:: MATERIAL ::
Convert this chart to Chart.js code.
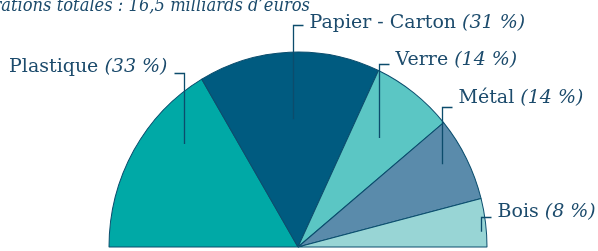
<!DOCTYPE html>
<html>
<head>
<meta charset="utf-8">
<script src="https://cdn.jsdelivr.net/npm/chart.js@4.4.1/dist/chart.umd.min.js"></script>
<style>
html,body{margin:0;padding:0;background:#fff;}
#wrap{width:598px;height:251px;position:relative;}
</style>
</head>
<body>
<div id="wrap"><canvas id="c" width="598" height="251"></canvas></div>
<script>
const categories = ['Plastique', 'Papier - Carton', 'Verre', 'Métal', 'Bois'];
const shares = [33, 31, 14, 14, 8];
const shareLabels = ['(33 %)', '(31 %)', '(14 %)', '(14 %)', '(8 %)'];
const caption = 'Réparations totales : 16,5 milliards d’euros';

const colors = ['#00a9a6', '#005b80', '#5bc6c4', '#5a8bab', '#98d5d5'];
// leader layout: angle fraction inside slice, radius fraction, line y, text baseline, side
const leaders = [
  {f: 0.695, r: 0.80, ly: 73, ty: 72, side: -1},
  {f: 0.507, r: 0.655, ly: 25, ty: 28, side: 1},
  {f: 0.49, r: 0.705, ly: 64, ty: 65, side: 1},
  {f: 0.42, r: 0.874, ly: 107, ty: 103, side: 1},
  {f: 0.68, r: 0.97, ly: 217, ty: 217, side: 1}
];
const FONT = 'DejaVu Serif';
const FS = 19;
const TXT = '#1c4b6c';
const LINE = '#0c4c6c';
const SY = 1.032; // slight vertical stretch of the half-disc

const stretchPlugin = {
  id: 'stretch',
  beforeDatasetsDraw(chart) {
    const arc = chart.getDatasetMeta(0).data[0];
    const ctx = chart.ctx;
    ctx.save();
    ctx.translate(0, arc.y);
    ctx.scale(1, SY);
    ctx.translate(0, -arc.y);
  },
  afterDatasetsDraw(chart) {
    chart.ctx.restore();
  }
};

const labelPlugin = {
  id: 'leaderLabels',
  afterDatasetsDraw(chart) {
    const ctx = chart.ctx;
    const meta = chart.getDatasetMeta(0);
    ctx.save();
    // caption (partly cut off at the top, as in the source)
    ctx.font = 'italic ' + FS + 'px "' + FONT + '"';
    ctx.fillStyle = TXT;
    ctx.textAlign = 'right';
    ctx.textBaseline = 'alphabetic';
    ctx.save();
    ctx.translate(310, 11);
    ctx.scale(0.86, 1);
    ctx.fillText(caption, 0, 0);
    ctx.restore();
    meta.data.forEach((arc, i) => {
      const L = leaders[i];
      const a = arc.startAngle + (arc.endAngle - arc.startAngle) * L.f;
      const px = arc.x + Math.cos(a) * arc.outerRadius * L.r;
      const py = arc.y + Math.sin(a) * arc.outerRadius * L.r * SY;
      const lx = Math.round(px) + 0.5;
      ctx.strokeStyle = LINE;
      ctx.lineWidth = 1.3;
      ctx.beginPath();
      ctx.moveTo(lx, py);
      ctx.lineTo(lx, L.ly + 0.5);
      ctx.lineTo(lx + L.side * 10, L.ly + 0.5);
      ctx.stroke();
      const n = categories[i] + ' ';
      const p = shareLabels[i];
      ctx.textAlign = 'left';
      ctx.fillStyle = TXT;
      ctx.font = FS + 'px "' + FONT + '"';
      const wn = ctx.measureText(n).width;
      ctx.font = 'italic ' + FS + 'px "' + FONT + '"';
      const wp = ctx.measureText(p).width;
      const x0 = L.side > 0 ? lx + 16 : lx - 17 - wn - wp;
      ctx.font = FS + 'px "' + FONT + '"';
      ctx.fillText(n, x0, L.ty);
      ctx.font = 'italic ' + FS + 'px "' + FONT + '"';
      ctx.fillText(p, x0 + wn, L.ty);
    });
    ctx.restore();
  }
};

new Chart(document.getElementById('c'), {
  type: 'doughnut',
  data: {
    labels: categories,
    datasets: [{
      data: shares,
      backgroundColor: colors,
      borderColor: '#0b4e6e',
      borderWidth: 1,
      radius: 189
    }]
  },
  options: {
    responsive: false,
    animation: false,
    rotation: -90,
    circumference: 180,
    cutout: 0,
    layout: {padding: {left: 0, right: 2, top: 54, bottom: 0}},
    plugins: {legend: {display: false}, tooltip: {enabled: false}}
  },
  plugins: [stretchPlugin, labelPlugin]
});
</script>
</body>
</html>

:: SET TASK ::
Only the lines from the top of the data through the line with "const caption = 'Réparations" should be quoted, exactly and with both ends kept; skip the pictures.

:: SOLVED EXERCISE ::
Convert this chart to Chart.js code.
<!DOCTYPE html>
<html>
<head>
<meta charset="utf-8">
<script src="https://cdn.jsdelivr.net/npm/chart.js@4.4.1/dist/chart.umd.min.js"></script>
<style>
html,body{margin:0;padding:0;background:#fff;}
#wrap{width:598px;height:251px;position:relative;}
</style>
</head>
<body>
<div id="wrap"><canvas id="c" width="598" height="251"></canvas></div>
<script>
const categories = ['Plastique', 'Papier - Carton', 'Verre', 'Métal', 'Bois'];
const shares = [33, 31, 14, 14, 8];
const shareLabels = ['(33 %)', '(31 %)', '(14 %)', '(14 %)', '(8 %)'];
const caption = 'Réparations totales : 16,5 milliards d’euros';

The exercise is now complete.